The Sparsholt Affair

Alan Hollinghurst

19 October 2023
9781035028023
464 pages

Synopsis

'Call Me By Your Name meets Evelyn Waugh in a gorgeous novel about the generations-long aftershocks of a youthful tryst' — Esquire

From the winner of the Man Booker Prize, a masterly novel that spans seven transformative decades as it plumbs the complex relationships of a remarkable family.


In October 1940, the handsome young David Sparsholt arrives in Oxford. A keen athlete and oarsman, he at first seems unaware of the effect he has on others – particularly on the lonely and romantic Evert Dax, son of a celebrated novelist and destined to become a writer himself. While the Blitz rages in London, Oxford exists at a strange remove: an ephemeral, uncertain place, in which nightly blackouts conceal secret liaisons. Over the course of one momentous term, David and Evert forge an unlikely friendship that will colour their lives for decades to come . . .

Alan Hollinghurst’s sweeping novel evokes the intimate relationships of a group of friends bound together by art, literature and love across three generations.
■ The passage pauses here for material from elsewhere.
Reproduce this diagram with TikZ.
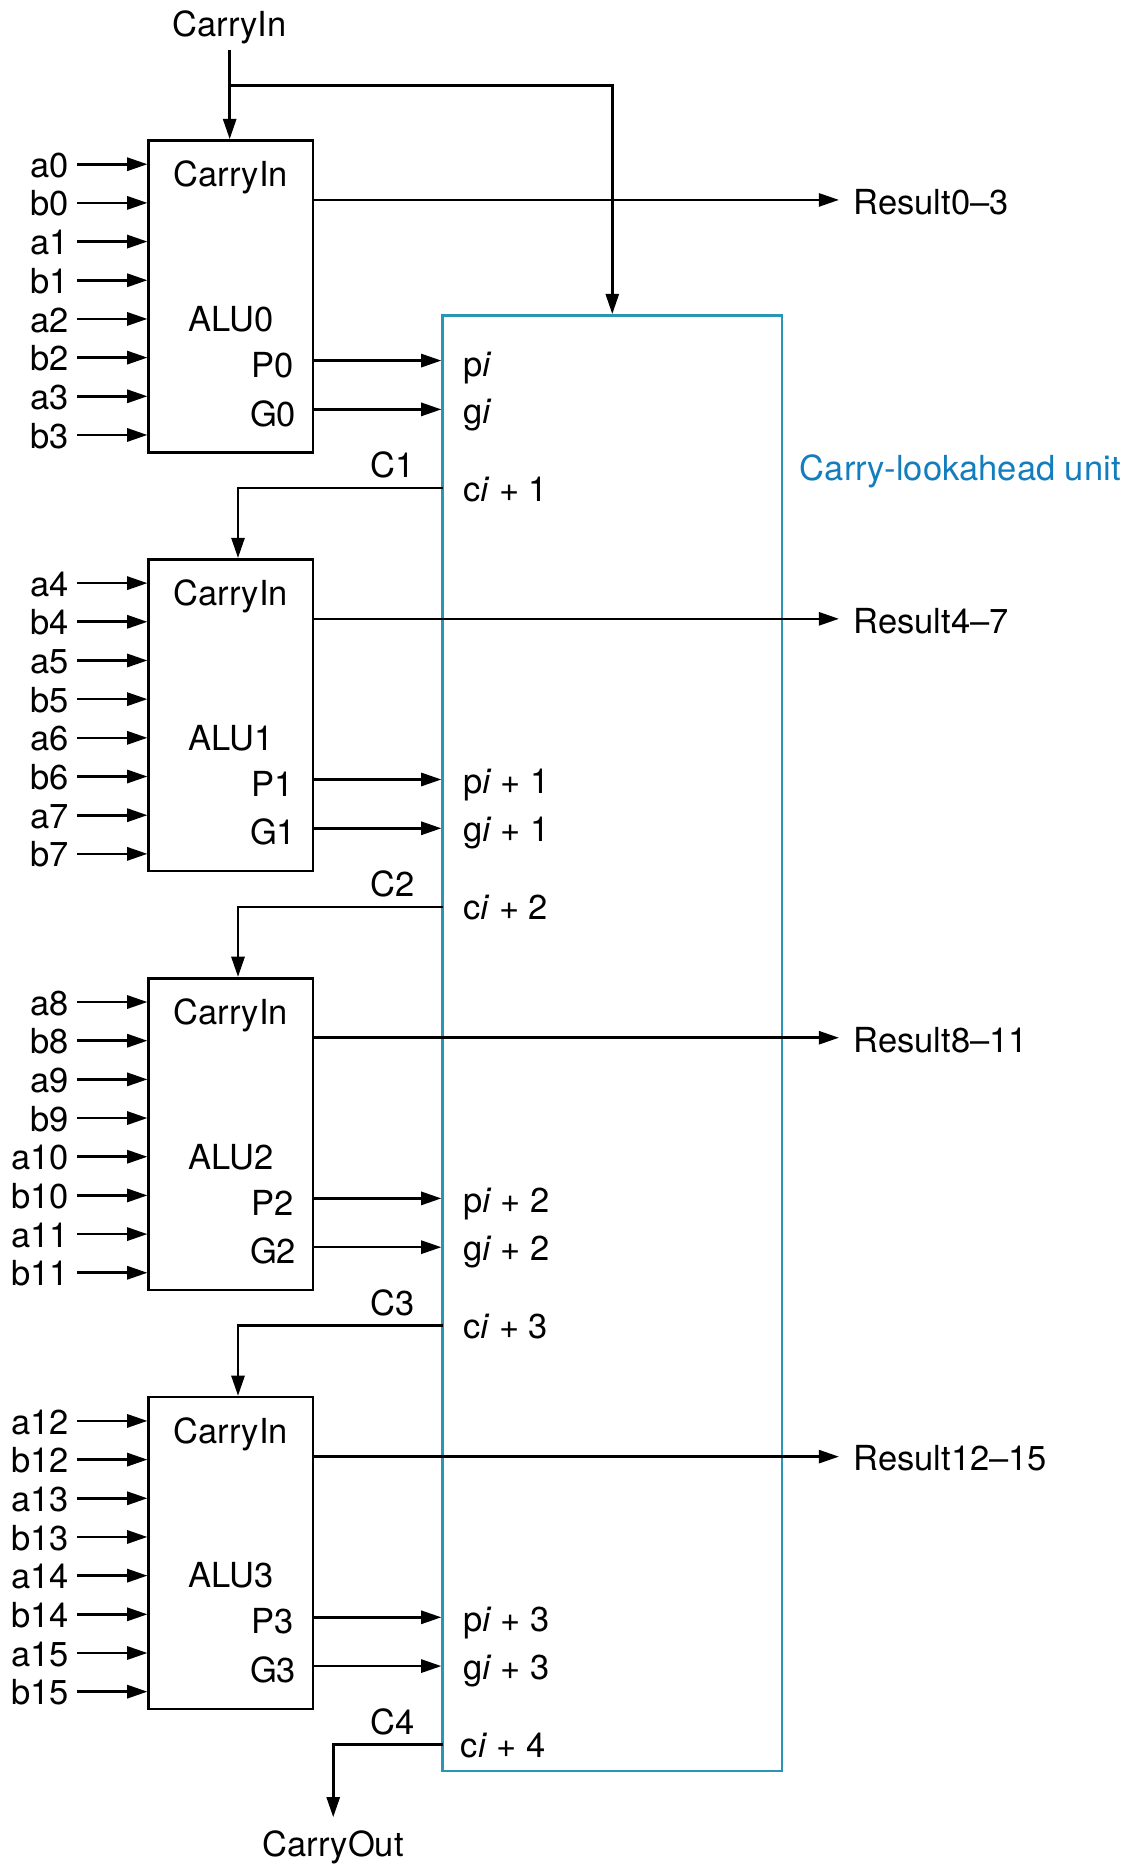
\documentclass[tikz,border=0pt]{standalone}
\usepackage{fontspec}
\setmainfont{TeX Gyre Heros}
\usetikzlibrary{arrows.meta}
\definecolor{clabox}{RGB}{40,150,180}
\definecolor{clatext}{RGB}{20,125,190}
\begin{document}
\begin{tikzpicture}[x=1pt,y=-1pt,
  lbl/.style={font=\fontsize{29}{34}\selectfont, inner sep=0pt},
  wire/.style={line width=2.2pt, draw=black},
  arr/.style={wire, -{Triangle[length=17pt,width=11pt]}},
  alubox/.style={draw=black, line width=2.2pt, minimum width=138pt, minimum height=262pt, inner sep=0pt},
  clabx/.style={draw=clabox, line width=2.2pt, minimum width=285pt, minimum height=1223pt, inner sep=0pt}]
\useasboundingbox (0,0) rectangle (960,1568);
% carry-lookahead unit
\node[clabx] (cla) at (514.5,876.5) {};
\node[lbl, text=clatext, anchor=base west] (clalbl) at (672,404) {Carry-lookahead unit};
% top carry in
\node[lbl] (cintxt) at (193,23) {CarryIn};
\coordinate (cintop) at (193,42);
\coordinate (branch) at (193,72);
\foreach \k in {0,...,3} {
  \pgfmathsetmacro\oy{352*\k}
  \pgfmathtruncatemacro\kk{\k+1}
  \node[alubox] (alu\k) at (194,249+\oy) {};
  \node[lbl] (cin\k) at (194,149+\oy) {CarryIn};
  \node[lbl] (name\k) at (194,268+\oy) {ALU\k};
  \node[lbl, anchor=base east] (P\k) at (247,317+\oy) {P\k};
  \node[lbl, anchor=base east] (G\k) at (249,358+\oy) {G\k};
  \foreach \j in {0,...,3} {
    \pgfmathtruncatemacro\n{4*\k+\j}
    \pgfmathsetmacro\ya{138+65*\j+\oy}
    \pgfmathsetmacro\yb{170.5+65*\j+\oy}
    \coordinate (ina\n) at (65,\ya);
    \coordinate (inb\n) at (65,\yb);
    \node[lbl, anchor=base east] (la\n) at (58,\ya+11) {a\n};
    \node[lbl, anchor=base east] (lb\n) at (58,\yb+11) {b\n};
    \draw[arr] (ina\n) -- (alu\k.west |- ina\n);
    \draw[arr] (inb\n) -- (alu\k.west |- inb\n);
  }
  % result
  \coordinate (res\k) at (263,168+\oy);
  \coordinate (rese\k) at (705,168+\oy);
  \draw[arr] (alu\k.east |- res\k) -- (rese\k);
  % p and g
  \coordinate (py\k) at (300,303+\oy);
  \coordinate (gy\k) at (300,344+\oy);
  \draw[arr] (alu\k.east |- py\k) -- (cla.west |- py\k);
  \draw[arr] (alu\k.east |- gy\k) -- (cla.west |- gy\k);
  % carry out of CLA
  \coordinate (cc\k) at (372,410+\oy);
  \node[lbl] (C\kk) at (330,391+\oy) {C\kk};
}
\node[lbl, anchor=base west] (r0) at (717,180) {Result0–3};
\node[lbl, anchor=base west] (r1) at (717,532) {Result4–7};
\node[lbl, anchor=base west] (r2) at (717,884) {Result8–11};
\node[lbl, anchor=base west] (r3) at (717,1236) {Result12–15};
% CLA port labels
\node[lbl, anchor=base west] (pi0) at (389,316) {p\textit{i}};
\node[lbl, anchor=base west] (gi0) at (389,356) {g\textit{i}};
\node[lbl, anchor=base west] (pi1) at (389,667) {p\textit{i} + 1};
\node[lbl, anchor=base west] (gi1) at (389,707) {g\textit{i} + 1};
\node[lbl, anchor=base west] (pi2) at (389,1019) {p\textit{i} + 2};
\node[lbl, anchor=base west] (gi2) at (389,1059) {g\textit{i} + 2};
\node[lbl, anchor=base west] (pi3) at (389,1371) {p\textit{i} + 3};
\node[lbl, anchor=base west] (gi3) at (389,1411) {g\textit{i} + 3};
\node[lbl, anchor=base west] (ci1) at (389,421) {c\textit{i} + 1};
\node[lbl, anchor=base west] (ci2) at (389,773) {c\textit{i} + 2};
\node[lbl, anchor=base west] (ci3) at (389,1125) {c\textit{i} + 3};
\node[lbl, anchor=base west] (ci4) at (387,1477) {c\textit{i} + 4};
% carry wiring
\draw[arr] (cintop) -- (alu0.north -| cintop);
\draw[arr] (branch) -| (cla.north);
\draw[arr] (cc0) -| ([xshift=6pt]alu1.north);
\draw[arr] (cc1) -| ([xshift=6pt]alu2.north);
\draw[arr] (cc2) -| ([xshift=6pt]alu3.north);
\coordinate (coutc) at (280,1527);
\draw[arr] (cc3) -| (coutc);
\node[lbl] (cout) at (280,1552) {CarryOut};
\end{tikzpicture}
\end{document}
It explores the social and sexual revolutions of the most pivotal years of the past century, whose life-changing consequences are still being played out to this day. Richly observed, disarmingly witty and emotionally charged, The Sparsholt Affair is an unmissable achievement from one of our finest writers.

Part of the Picador Collection, a series showcasing the best of modern literature.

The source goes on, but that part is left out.